Als unsere Lebensmittelvorräte zur Neige gingen, stellten wir fest, daß es weit und breit keinen Laden gab, in dem wir etwas hätten kaufen können. Wir riefen uns in Erinnerung, daß Jehova für seine Diener, die treu seinen Willen tun, stets sorgt. Das tat er auch für uns; jemand anerbot sich, uns in seinem Boot flußaufwärts an einen Ort zu fahren, wo wir Nahrungsmittel einkaufen könnten.
Wie glücklich waren wir, den vielen Menschen, die an diesem Fluß leben, die gute Botschaft überbracht zu haben! Eines der Mädchen der Familie, bei der wir zuerst übernachtet hatten, ist jetzt verheiratet; wir trafen die junge Frau vor einiger Zeit in einem Laden. Sie bat uns, sie zu besuchen, um mit ihr und ihren Kindern die Bibel zu studieren.
Im Jahre 1963 wurde mir ein Gebiet in Georgetown zugeteilt; in dieser Stadt durfte ich vielen Menschen helfen, Gottes Wahrheiten kennenzulernen, und in Verbindung mit dieser Tätigkeit wurde ich reich gesegnet. Wenn ich Bibelstudien durchführe, mache ich es, wie es meine Eltern mit mir gemacht haben, ich benutze Bilder, um den Kindern, die noch nicht lesen können, zu helfen, aufmerksam zu bleiben und zu lernen, aber auch, um es Erwachsenen zu ermöglichen, einen Gedanken besser zu begreifen, der durch ein Bild veranschaulicht wird.
Auch mit Liedern und Erfahrungen habe ich andern helfen können, ähnlich wie meine Eltern mir damit geholfen haben. Vor kurzem besprach ich zum Beispiel mit einer meiner christlichen Schwestern, die entmutigt war, das Lied Nr. 87 in dem Liederbuch „Singt und spielt dabei Jehova in euren Herzen“. Dem Lied liegt Psalm 55 zugrunde, und es ist überschrieben: „Wirf die Bürden auf Jehova!“ Das half ihr, ihre Bürde auf Jehova zu werfen, und ich ermunterte sie, immer, wenn sie niedergeschlagen sei, das Lied zu singen. Wie ich anderen durch Erfahrungen helfe, zeigt folgendes Beispiel: Eine Frau, mit der ich die Bibel studiere, wurde durch eine Erfahrung, die ich ihr erzählte, angeregt, ihr Leben in Ordnung zu bringen.
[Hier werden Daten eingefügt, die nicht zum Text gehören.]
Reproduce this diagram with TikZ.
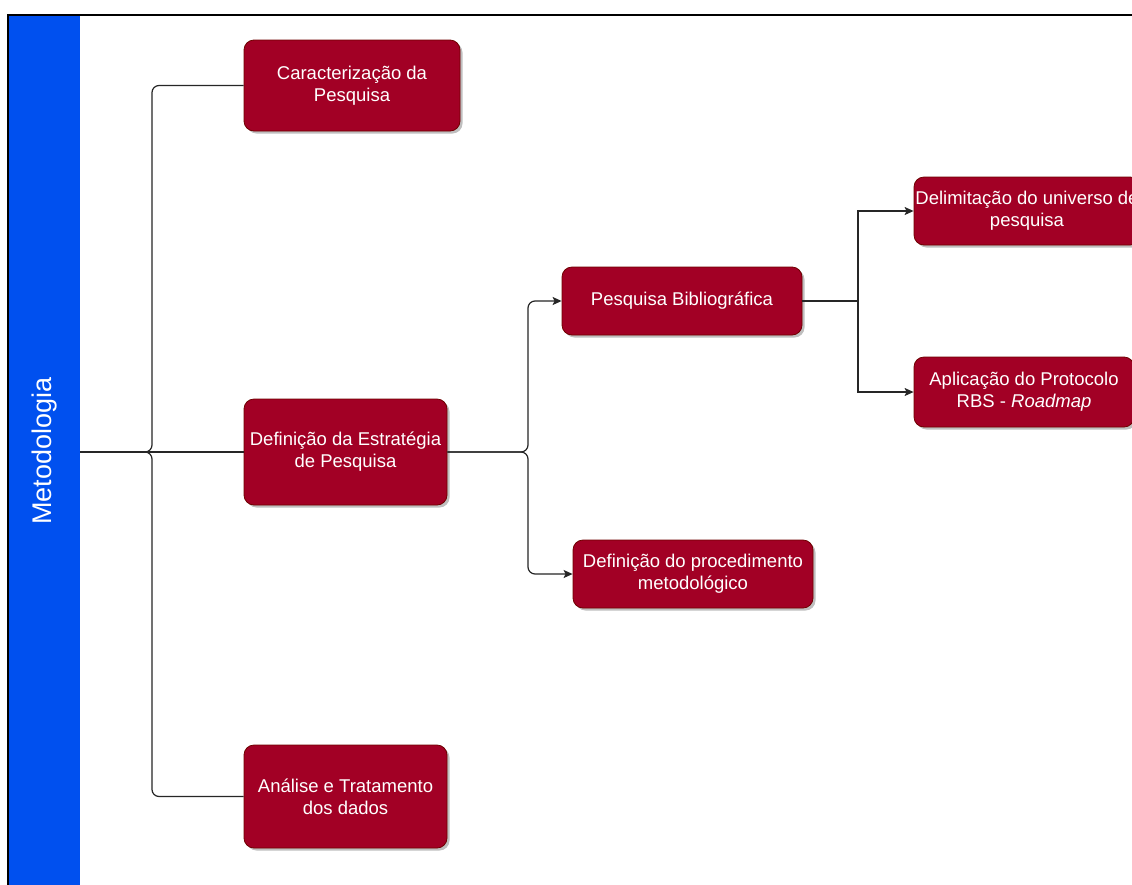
\documentclass[tikz,border=0pt]{standalone}
\usepackage{fontspec}
\setmainfont{Liberation Sans}
\usetikzlibrary{arrows.meta,shadows}
\definecolor{boxred}{HTML}{A20025}
\definecolor{boxedge}{HTML}{6F0000}
\definecolor{laneblue}{HTML}{0050EF}

\begin{document}
\begin{tikzpicture}[x=1pt,y=-1pt,
  stepbox/.style={draw=boxedge, line width=0.8pt, fill=boxred, rounded corners=10pt,
    text=white, align=center, inner sep=0pt,
    font=\fontsize{18.5}{22}\selectfont,
    drop shadow={shadow xshift=2.5pt, shadow yshift=-2.5pt, opacity=0.25, fill=black}},
  link/.style={draw=black!85, line width=1.2pt, rounded corners=7pt},
  arr/.style={link, -{Stealth[length=9pt,width=8pt,inset=2pt]}}]

% page area
\clip (0,0) rectangle (1132,884);
\fill[white] (0,0) rectangle (1132,884);

% swimlane frame and its blue header
\draw[black, line width=1.8pt, fill=white] (8,15) rectangle (1200,950);
\node[fill=laneblue, draw=none, anchor=north west, minimum width=71pt,
      minimum height=940pt, inner sep=0pt] (lane) at (9,16) {};
\node[rotate=90, text=white, font=\fontsize{27}{32}\selectfont] (metotext) at (45,451) {Metodologia};

% steps
\node[stepbox, minimum width=216pt, minimum height=91pt] (car) at (352,85.5)
  {Caracterização da\\Pesquisa};
\node[stepbox, minimum width=203pt, minimum height=106pt] (est) at (345.5,452)
  {Definição da Estratégia\\de Pesquisa};
\node[stepbox, minimum width=203pt, minimum height=103pt] (ana) at (345.5,796.5)
  {Análise e Tratamento\\dos dados};
\node[stepbox, minimum width=240pt, minimum height=68pt] (pb) at (682,301)
  {Pesquisa Bibliográfica};
\node[stepbox, minimum width=240pt, minimum height=68pt] (proc) at (693,574)
  {Definição do procedimento\\metodológico};
\node[stepbox, minimum width=226pt, minimum height=68pt] (delim) at (1027,211)
  {Delimitação do universo de\\pesquisa};
\node[stepbox, minimum width=220pt, minimum height=70pt] (apl) at (1024,392)
  {Aplicação do Protocolo\\RBS - \textit{Roadmap}};

% branch points
\coordinate (hub) at (152,452);
\coordinate (fork1) at (528,452);
\coordinate (fork2) at (858,301);

% connectors from the lane header to the three main steps
\draw[link] (lane.east |- est.west) -- (hub) |- (car.west);
\draw[link] (lane.east |- est.west) -- (est.west);
\draw[link] (lane.east |- est.west) -- (hub) |- (ana.west);

% strategy branches
\draw[arr] (est.east) -- (fork1) |- (pb.west);
\draw[arr] (est.east) -- (fork1) |- (proc.west);

% bibliographic research branches
\draw[arr, rounded corners=0pt] (pb.east) -- (fork2) |- (delim.west);
\draw[arr, rounded corners=0pt] (pb.east) -- (fork2) |- (apl.west);
\end{tikzpicture}
\end{document}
Die Erfahrung zeigte nämlich, wie eine andere Erforscherin der Bibel das gleiche Problem überwand.
Im Jahre 1950, dem Jahr, in dem ich nach Guyana kam, verkündigten in diesem Land 206 Personen die gute Botschaft von Gottes Königreich. Jetzt sind es zufolge der fleißigen Arbeit vieler Zeugen Jehovas über tausend.
Es hat sich für mich als ein Segen erwiesen, daß ich den Vollzeitpredigtdienst zu meiner Lebensaufgabe gemacht habe. Ich bin dadurch Jehova nähergekommen, denn ich verbringe mehr Zeit damit, Aufschluß über ihn zu erlangen und andere über ihn zu belehren. Wie ich diese Nähe empfinde, wird in Psalm 125:2 wie folgt ausgedrückt: „Jehova [ist] rings um sein Volk her von nun an bis auf unabsehbare Zeit.“
Wie dankbar bin ich, daß meine Eltern mich in Gottes Wegen erzogen haben!